March 2, 2025

How To Grow Your Business Past $50M in Revenue

Avoid the Pitfalls and Sustain Growth

Estimated Read Time:

4 Minutes

Scaling past $50M is exciting, but it’s not just about fast growth—it’s about smart growth. Learn from Uber and Blue Apron: balance expansion with sustainability, or risk burning out.

Shmulie Munitz

Co-Founder, Munitz & Co. LLC

Topping $50 million in revenue is a huge milestone. It’s a sort of coming-of-age story for business. Your official welcome to the junior-heavyweight division of the business world.

But it comes with serious temptations that might knock you out.

You need to prepare well before you enter the ring.

 

Uber’s Uber Cash Burn

Uber shot well beyond the $50 million mark in almost record time. They took a very aggressive approach and burned through literally billions in cash to become King of the Hill.

But how did they do it?

Uber prioritized expansion over profits, using investor money to offer artificially low rides and ridiculous sign-on perks for drivers.

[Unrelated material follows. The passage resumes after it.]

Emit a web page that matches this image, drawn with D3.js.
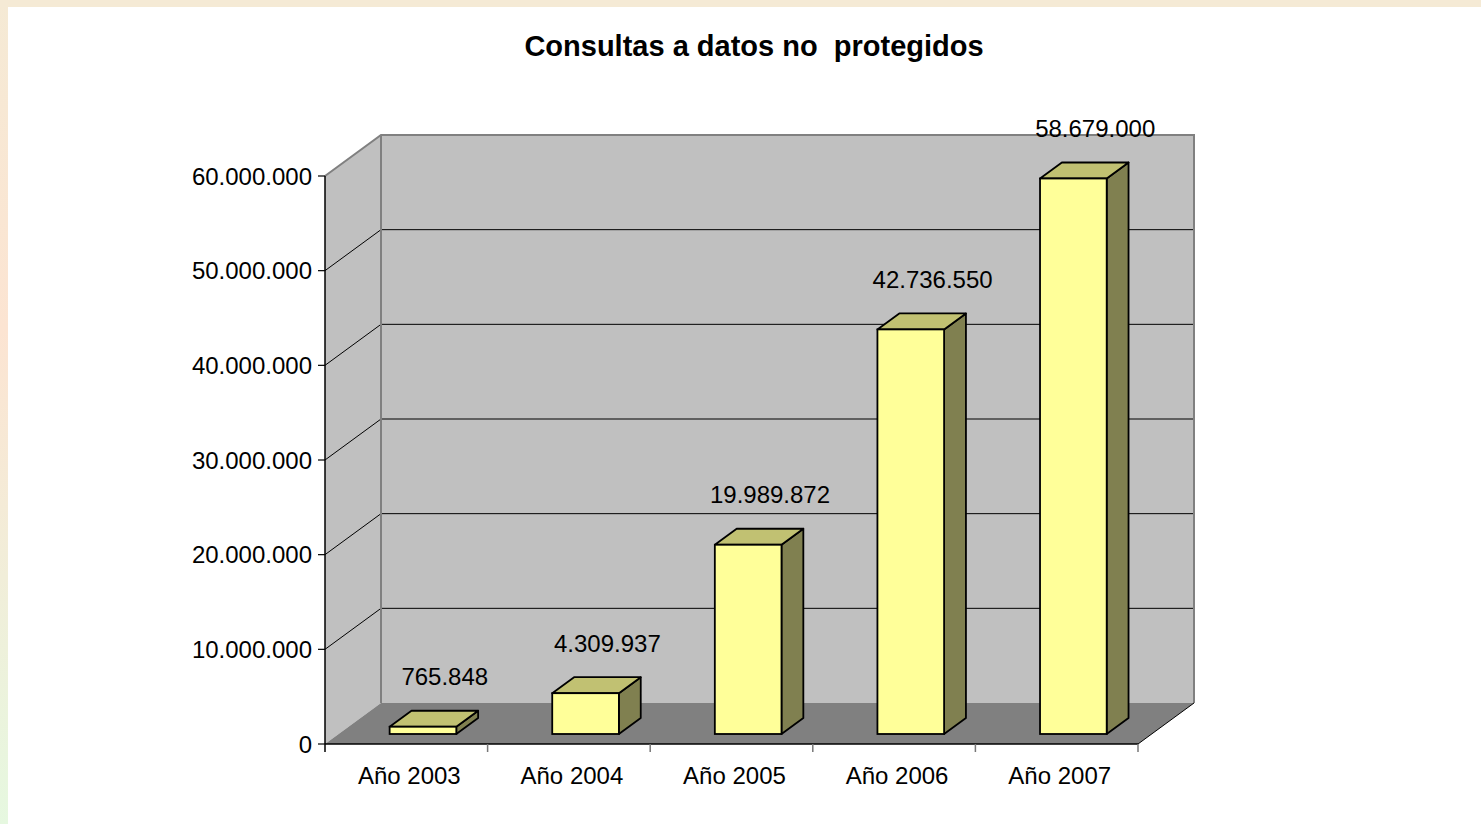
<!DOCTYPE html>
<html>
<head>
<meta charset="utf-8">
<script src="https://cdn.jsdelivr.net/npm/d3@7"></script>
<style>
  body { margin: 0; background: #fff; }
  text { font-family: "Liberation Sans", Arial, sans-serif; }
</style>
</head>
<body>
<div class="canva"></div>
<script>
// datos
const years = ["Año 2003", "Año 2004", "Año 2005", "Año 2006", "Año 2007"];
const consultas = [765848, 4309937, 19989872, 42736550, 58679000];
const yTicks = [0, 10000000, 20000000, 30000000, 40000000, 50000000, 60000000];
const titulo = "Consultas a datos no  protegidos";

const W = 1481, H = 824;

const svg = d3.select(".canva").append("svg")
    .attr("width", W)
    .attr("height", H);

// marco de fondo
const defs = svg.append("defs");
const grad = defs.append("linearGradient")
    .attr("id", "marco")
    .attr("x1", 0).attr("y1", 0).attr("x2", 0).attr("y2", 1);
grad.append("stop").attr("offset", "0%").attr("stop-color", "#f5ead5");
grad.append("stop").attr("offset", "40%").attr("stop-color", "#fce4d2");
grad.append("stop").attr("offset", "100%").attr("stop-color", "#e6f8e0");

svg.append("rect").attr("width", W).attr("height", H).attr("fill", "url(#marco)");
svg.append("rect").attr("width", W).attr("height", 7).attr("fill", "#f5ead5");
svg.append("rect").attr("x", 8).attr("y", 7).attr("width", W - 8).attr("height", H - 7).attr("fill", "#fff");

// escalas
const x0 = 325, x1 = 1138;
const depth = [56, -41];        // profundidad del fondo
const barDepth = [0.244, 0.634]; // fraccion de profundidad de las barras

const x = d3.scaleBand().domain(years).range([x0, x1]).padding(0);
const y = d3.scaleLinear().domain([0, 60000000]).range([744, 176]);

const loc = d3.formatLocale({ decimal: ",", thousands: ".", grouping: [3], currency: ["", ""] });
const fmt = loc.format(",d");

const g = svg.append("g");

const dx = f => depth[0] * f;
const dy = f => depth[1] * f;

const yTop = y(yTicks[yTicks.length - 1]);
const y0 = y(0);

// pared izquierda, fondo y suelo
g.append("polygon")
    .attr("points", [[x0, yTop], [x0 + depth[0], yTop + depth[1]], [x0 + depth[0], y0 + depth[1]], [x0, y0]].join(" "))
    .attr("fill", "#c0c0c0");
g.append("rect")
    .attr("x", x0 + depth[0]).attr("y", yTop + depth[1])
    .attr("width", x1 - x0).attr("height", y0 - yTop)
    .attr("fill", "#c0c0c0");
g.append("polygon")
    .attr("points", [[x0, y0], [x1, y0], [x1 + depth[0], y0 + depth[1]], [x0 + depth[0], y0 + depth[1]]].join(" "))
    .attr("fill", "#808080");

// lineas de division
const grid = yTicks.slice(1, -1);
g.selectAll(".gridback").data(grid).enter().append("line")
    .attr("x1", x0 + depth[0]).attr("x2", x1 + depth[0])
    .attr("y1", d => y(d) + depth[1]).attr("y2", d => y(d) + depth[1])
    .attr("stroke", "#000").attr("stroke-width", 1);
g.selectAll(".gridside").data(grid).enter().append("line")
    .attr("x1", x0).attr("x2", x0 + depth[0])
    .attr("y1", d => y(d)).attr("y2", d => y(d) + depth[1])
    .attr("stroke", "#000").attr("stroke-width", 1);

// bordes grises de las paredes
g.append("polyline")
    .attr("points", [[x0, yTop], [x0 + depth[0], yTop + depth[1]], [x1 + depth[0], yTop + depth[1]], [x1 + depth[0], y0 + depth[1]]].join(" "))
    .attr("fill", "none").attr("stroke", "#808080").attr("stroke-width", 2);
g.append("line")
    .attr("x1", x0 + depth[0]).attr("x2", x0 + depth[0])
    .attr("y1", yTop + depth[1]).attr("y2", y0 + depth[1])
    .attr("stroke", "#808080").attr("stroke-width", 2);
g.append("line")
    .attr("x1", x1).attr("y1", y0)
    .attr("x2", x1 + depth[0]).attr("y2", y0 + depth[1])
    .attr("stroke", "#000").attr("stroke-width", 1);

// barras 3D
const bw = x.bandwidth() * 0.41;
const bx = d => x(d) + (x.bandwidth() - bw) / 2 + 3 + dx(barDepth[0]);
const f1 = barDepth[0], f2 = barDepth[1];
const ddx = dx(f2) - dx(f1), ddy = dy(f2) - dy(f1);

const bars = g.selectAll(".bar").data(years.map((k, i) => ({ k, v: consultas[i] })))
    .enter().append("g").attr("class", "bar");

bars.append("polygon") // lado
    .attr("points", d => {
        const xr = bx(d.k) + bw, yt = y(d.v) + dy(f1), yb = y0 + dy(f1);
        return [[xr, yt], [xr + ddx, yt + ddy], [xr + ddx, yb + ddy], [xr, yb]].join(" ");
    })
    .attr("fill", "#808050").attr("stroke", "#000").attr("stroke-width", 1.8).attr("stroke-linejoin", "round");
bars.append("polygon") // tapa
    .attr("points", d => {
        const xl = bx(d.k), yt = y(d.v) + dy(f1);
        return [[xl, yt], [xl + ddx, yt + ddy], [xl + bw + ddx, yt + ddy], [xl + bw, yt]].join(" ");
    })
    .attr("fill", "#c1c172").attr("stroke", "#000").attr("stroke-width", 1.8).attr("stroke-linejoin", "round");
bars.append("rect") // frente
    .attr("x", d => bx(d.k))
    .attr("y", d => y(d.v) + dy(f1))
    .attr("width", bw)
    .attr("height", d => y0 - y(d.v))
    .attr("fill", "#ffff99").attr("stroke", "#000").attr("stroke-width", 1.8);

// etiquetas de valor
bars.append("text")
    .attr("x", d => bx(d.k) + bw / 2 + ddx)
    .attr("y", d => y(d.v) + dy(f2) - 34)
    .attr("text-anchor", "middle")
    .attr("dominant-baseline", "central")
    .attr("font-size", 24)
    .text(d => fmt(d.v));

// ejes
const yAxis = g.append("g");
yAxis.append("line")
    .attr("x1", x0).attr("x2", x0).attr("y1", yTop).attr("y2", y0)
    .attr("stroke", "#000").attr("stroke-width", 1.5);
yAxis.selectAll(".tick").data(yTicks).enter().append("line")
    .attr("x1", x0 - 7).attr("x2", x0)
    .attr("y1", d => y(d)).attr("y2", d => y(d))
    .attr("stroke", "#000").attr("stroke-width", 1.2);
yAxis.selectAll(".lbl").data(yTicks).enter().append("text")
    .attr("x", x0 - 13)
    .attr("y", d => y(d))
    .attr("text-anchor", "end")
    .attr("dominant-baseline", "central")
    .attr("font-size", 24)
    .text(d => fmt(d));

const xAxis = g.append("g");
xAxis.append("line")
    .attr("x1", x0).attr("x2", x1).attr("y1", y0).attr("y2", y0)
    .attr("stroke", "#000").attr("stroke-width", 1.5);
xAxis.selectAll(".tick").data(years.concat(["end"])).enter().append("line")
    .attr("x1", (d, i) => x0 + i * x.bandwidth()).attr("x2", (d, i) => x0 + i * x.bandwidth())
    .attr("y1", y0).attr("y2", y0 + 8)
    .attr("stroke", (d, i) => i === 0 ? "#000" : "#777").attr("stroke-width", 1.5);
xAxis.selectAll(".lbl").data(years).enter().append("text")
    .attr("x", d => x(d) + x.bandwidth() / 2 + 3)
    .attr("y", y0 + 31)
    .attr("text-anchor", "middle")
    .attr("dominant-baseline", "central")
    .attr("font-size", 24)
    .text(d => d);

// titulo
svg.append("text")
    .attr("x", 754)
    .attr("y", 46)
    .attr("text-anchor", "middle")
    .attr("dominant-baseline", "central")
    .attr("font-size", 29)
    .attr("font-weight", "bold")
    .style("white-space", "pre")
    .text(titulo);
</script>
</body>
</html>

They knocked down city after city like a row of dominoes. Conquering the country before regulators could get their boots on.

While the strategy clearly worked, Uber had some serious problems!

Since the cheap rides didn’t cover the high costs, Uber had no positive cash flow from the business. They had to pump in more investor cash constantly. Taking on more and more debt and diluting equity all the while.

Eventually, Uber was able to steady the ship, but not without a lot of turmoil, investor mistrust, and rocky leadership changes.

Many famous companies achieved dominance by prioritizing growth in the early stages.

The key lesson is not to mistake growth for financial health. Your approach should center on a sound and sustainable business model. Delay profits, but make sure you have a workable plan ready for the profitability stage. People commonly refer to this as “Unit Economics”; the fundamental business model must be profitable, generating more revenue than expenses.

 

Blue Apron’s Rapid Hire Machine Gun

Another big challenge of growth is building the workforce.

In the beginning, you leverage a lot of your own time as a founder. This is another artificial way to reduce costs. Ultimately, the underlying business model still has to work. When you trade money for other people’s time—namely, your employees or contractors—you need enough margins to pay for it.

You might remember Blue Apron, a promising startup until it started scaling.

Founded in a chef’s kitchen in New York, Blue Apron delivers gourmet meal kits straight to your door. Launching in 2012, it took off like wildfire. Soon they were delivering millions of meal kits all across the country. In 2017 they went public with $2 Billion valuation!

But growth can be addicting.

They started hiring aggressively and opening up fulfillment centers wherever they could and scaling up their customer service department. Fixed costs, like salaries and property leases, went through the roof.

But it wasn’t just the employee headcount that grew.

With all the exciting growth, Blue Apron spent a lot of money on high-salaried top-level executives. Injecting fresh blood can be a boost for some companies, but it also brings a lot of change. Change things too fast and too often and you’ll confuse the entire organization.

The high spending and rapid hiring weren’t the worst of it.

At the core of the business was a fatal flaw. Instead of upselling those that bought a kit and getting them to subscribe, an efficient way to get more revenue, they put all their focus on winning new customers. They spent a fortune marketing to one-time customers who never returned. In addition, logistics and delivery costs were digging deep into what little margins remained.

As you probably guessed, it didn’t end well.

Stock value collapsed like a Jenga tower made of bouncy balls. By 2019, stocks were trading for less than $1 per share and the company began massive layoffs. Wonder Group bought blue Apron for a mere $100 Million, a tiny fraction of its original $2 Billion evaluation in 2017!

The lessons are clear.

The core structure must make sense. Your product or service needs to make more money than it costs. That includes marketing costs and salaries. In addition, balanced hiring is the key to sustaining growth. As you expand, be sure to invest time and money into proper training and procedures. Culture should be just as, if not more, important than making quick cash.

Lastly, leadership shouldn’t be about getting big shots with hungry wallets onto your bus, but finding the right strategic, experienced partners to help you grow thoughtfully.

 

Key Takeaways

There is a lot more to discuss, but here’s what I want you to walk away with.

Breaking $50 Million is an ambitious and worthy goal for your company’s next leap forward. But as you get excited and start revving your engine, be thoughtful. Nothing is stopping you from growing fast. But have a plan to end up with a profitable model that can sustain itself.

I sincerely hope you this article will help you get there.